Vu l’existence du contrat de travail et la survenance incontestable d’un événement soudain (la chute) survenu au cours et par le fait de l’exécution du contrat, événement ayant causé des lésions, la Cour reconnaît l’existence d’un accident du travail. Elle désigne un médecin expert pour la fixation du dommage.

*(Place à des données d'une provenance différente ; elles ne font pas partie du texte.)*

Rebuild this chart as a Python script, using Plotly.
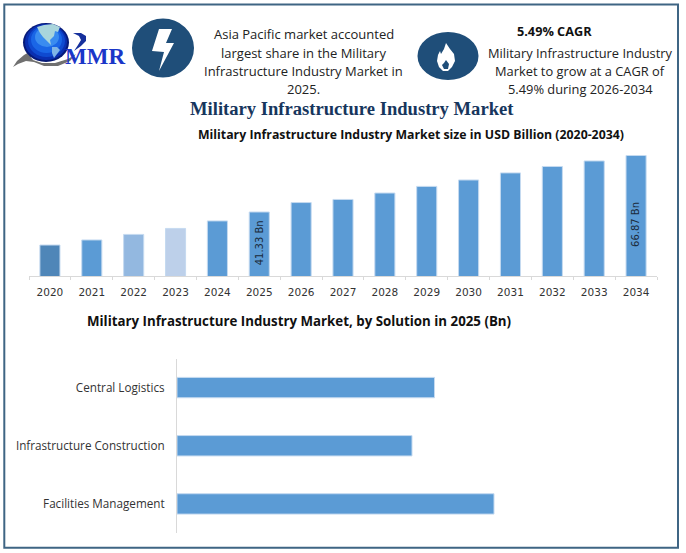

Elle fait par ailleurs droit à la demande de la mutuelle (dirigée contre le F.A.T. en remboursement des débours) et du F.A.T. (dirigée contre J.C. en remboursement des prestations à allouer à la victime ainsi qu’en paiement de la cotisation d’affiliation d’office). Quant à la demande du F.A.T. à l’encontre des deux sociétés, la Cour y fait droit, reconnaissant que le F.A.T. a un intérêt à demander que la décision leur soit déclarée opposable, l’intérêt à agir pouvant consister en la possibilité d’une action ultérieure. En l’espèce, le F.A.T. se fondait sur la possibilité d’une action future sur la base des articles 1382 et 1386 du Code civil.

Intérêt de la décision

Les considérations réservées aux éléments caractéristiques du contrat de travail constituent l’essentiel de l’intérêt de cet arrêt. Les principes, ainsi que leur application, sont clairement énoncés et reflètent la jurisprudence actuelle. Sur la question de la rémunération convenue, il met d’ailleurs en exergue l’intéressant arrêt de la Cour de cassation du 22 novembre 2004.

L’arrêt rappelle également l’absence d’autorité de chose jugée du pénal sur le civil en la matière ainsi que les règles en matière de recevabilité des demandes de déclaration de jugement commun et opposables.